Rep. Peter Somssich: A path toward a 100 percent renewable energy future

For the Monitor
Published: 1/18/2019 12:10:07 AM

As a scientist who has been involved both professionally and personally with environmental issues and energy-related topics, I am well aware of the trade-offs needed to put New Hampshire on the path to a 100 percent renewable energy future.

That is why as a member of the N.H. House Science, Technology and Energy Committee I volunteered as the editor of a white paper titled “A 100% Renewable Energy Strategy for New Hampshire’s Future.” This paper, an alternative to the governor’s energy plan, was released in October 2018. It was authored by 10 contributors, and outlined how using our current and potential energy assets we can work toward a 100 percent renewable energy future for our state.

After many years of New Hampshire falling behind neighboring states in the areas of energy efficiency, renewable energy and greenhouse gas reduction, many of us legislators want to move ahead in these areas more aggressively. However, it is also important that we do so smartly and in a practical fashion.

While some like-minded advocates of our state are allergic to the words “pipelines” and “fossil fuels,” I am reminded of the fact that natural gas is in fact a bridge fuel to a renewable energy future. This fuel is cleaner than coal, oil and gasoline.

Many N.H. residents are dependent on natural gas for their heating needs and other applications. Even if they wanted to eliminate natural gas use entirely, there are currently no good options that are affordable for most customers.

Yes, it is also a greenhouse gas, but it can be properly managed. This is why I support the proposal by Liberty Utilities to build a connector pipeline from the Manchester area to Exeter (the Granite Bridge project) to ensure that N.H. customers are provided with affordable fuel and not susceptible to fuel shortages.

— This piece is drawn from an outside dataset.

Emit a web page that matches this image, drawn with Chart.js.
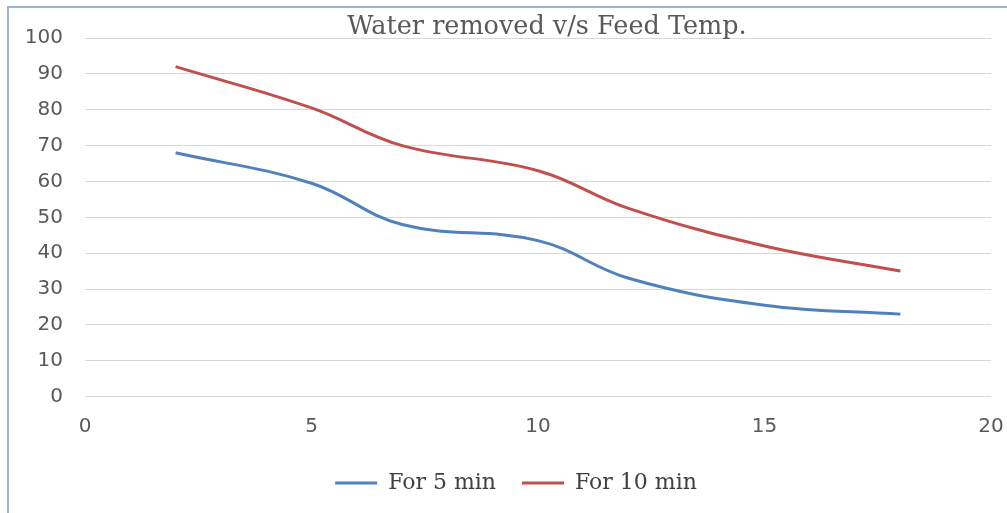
<!DOCTYPE html>
<html>
<head>
<meta charset="utf-8">
<script src="https://cdn.jsdelivr.net/npm/chart.js@4/dist/chart.umd.min.js"></script>
<style>
  html, body { margin: 0; padding: 0; background: #ffffff; }
  #wrap { position: relative; width: 1007px; height: 513px; overflow: hidden; }
  #frame { position: absolute; left: 7px; top: 6px; right: -4px; bottom: -4px;
           border-left: 2px solid #9fb3cc; border-top: 2px solid #9fb3cc; pointer-events: none; }
</style>
</head>
<body>
<div id="wrap">
  <canvas id="c" width="1007" height="513"></canvas>
  <div id="frame"></div>
</div>
<script>
// ---- data ----
const chartTitle = "Water removed v/s Feed Temp.";
const feedTemp = [2, 5, 7, 10, 12, 15, 18];
const for5min  = [68, 59.5, 48, 43.5, 33, 25.5, 23];
const for10min = [92, 80.5, 70, 63, 52.5, 42, 35];
const seriesNames = ["For 5 min", "For 10 min"];
const xTicks = [0, 5, 10, 15, 20];
const yTicks = [0, 10, 20, 30, 40, 50, 60, 70, 80, 90, 100];

const toPoints = (xs, ys) => xs.map((x, i) => ({ x: x, y: ys[i] }));

const titlePlugin = {
  id: 'customTitle',
  afterLayout(chart) {
    if (chart.legend) { chart.legend.left += 7; chart.legend.right += 7; }
  },
  afterDraw(chart) {
    const ctx = chart.ctx;
    ctx.save();
    ctx.font = '25.5px "DejaVu Serif"';
    ctx.fillStyle = '#595959';
    ctx.textAlign = 'center';
    ctx.textBaseline = 'alphabetic';
    ctx.fillText(chartTitle, 547, 34);
    ctx.restore();
  }
};

new Chart(document.getElementById('c'), {
  type: 'line',
  data: {
    datasets: [
      { label: seriesNames[0], data: toPoints(feedTemp, for5min),
        borderColor: '#4F81BD', backgroundColor: '#4F81BD', borderWidth: 3,
        pointRadius: 0, tension: 0.4, fill: false, pointStyle: 'line' },
      { label: seriesNames[1], data: toPoints(feedTemp, for10min),
        borderColor: '#C0504D', backgroundColor: '#C0504D', borderWidth: 3,
        pointRadius: 0, tension: 0.4, fill: false, pointStyle: 'line' }
    ]
  },
  options: {
    responsive: false,
    animation: false,
    devicePixelRatio: 1,
    layout: { padding: { left: 27, right: 16, top: 38, bottom: 9 } },
    plugins: {
      title: { display: false },
      tooltip: { enabled: false },
      legend: {
        position: 'bottom',
        labels: {
          usePointStyle: true,
          pointStyleWidth: 42,
          padding: 26,
          color: '#404040',
          font: { family: '"DejaVu Serif"', size: 22 }
        }
      }
    },
    scales: {
      x: {
        type: 'linear', min: 0, max: 20,
        afterBuildTicks: (s) => { s.ticks = xTicks.map(v => ({ value: v })); },
        grid: { display: false, drawTicks: false },
        border: { display: false },
        ticks: { padding: 18, color: '#595959', font: { family: '"DejaVu Sans"', size: 20 } },
        afterFit: (s) => { s.height -= 10.6; s.paddingRight = 0; s.paddingLeft = 0; }
      },
      y: {
        min: 0, max: 100,
        afterBuildTicks: (s) => { s.ticks = yTicks.map(v => ({ value: v })); },
        grid: { color: '#d9d9d9', lineWidth: 1, drawTicks: false },
        border: { display: false },
        ticks: { padding: 22, color: '#595959', font: { family: '"DejaVu Sans"', size: 20 } },
        afterFit: (s) => { s.width = 58; }
      }
    }
  },
  plugins: [titlePlugin]
});
</script>
</body>
</html>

According to numerous conversations that I have had with those involved in the project, this project is not intended to bring additional natural gas beyond what current and projected customers need, and it is not intended as a way to export natural gas from N.H. ports. Yes, it does involve building a large natural gas storage tank (currently planned for Epping) to purchase gas at the lowest price. However, since the gas will be chilled and not pressurized, safety risks will be severely reduced. On the other hand, even though the path of the pipeline is along a N.H.-designated energy corridor and would need to be approved by the Site Evaluation Committee, I believe we should find a process that would still allow communities to have a say in the siting of large infrastructure facilities in their municipalities (some type of home rule process). Such a process would be beneficial for both the utilities and residents and would build a stronger bond of trust between these two groups.

Regardless of New Hampshire’s path to a renewable energy future, we’ll need our state utilities as partners on this journey and not as opponents. New Hampshire’s current natural gas infrastructure may be repurposed in the future to carry renewable-energy sourced-hydrogen gas to fueling stations along Interstate 95 or to state and municipal facilities providing them with a zero-emissions transportation fuel used in hydrogen fuel cell vehicles that are already available in California.

While our state has been moving very slowly in the area of renewable energy, the recent request by Gov. Chris Sununu to be included in the federal offshore wind task force that grants offshore wind leases is very encouraging. If we as residents of New Hampshire are serious about moving ahead to a renewable energy future, we’ll need the support of our state’s residents and the support of our state utilities to succeed.

(Rep. Peter Somssich lives in Portsmouth and is a member of the House Science, Technology and Energy Committee.)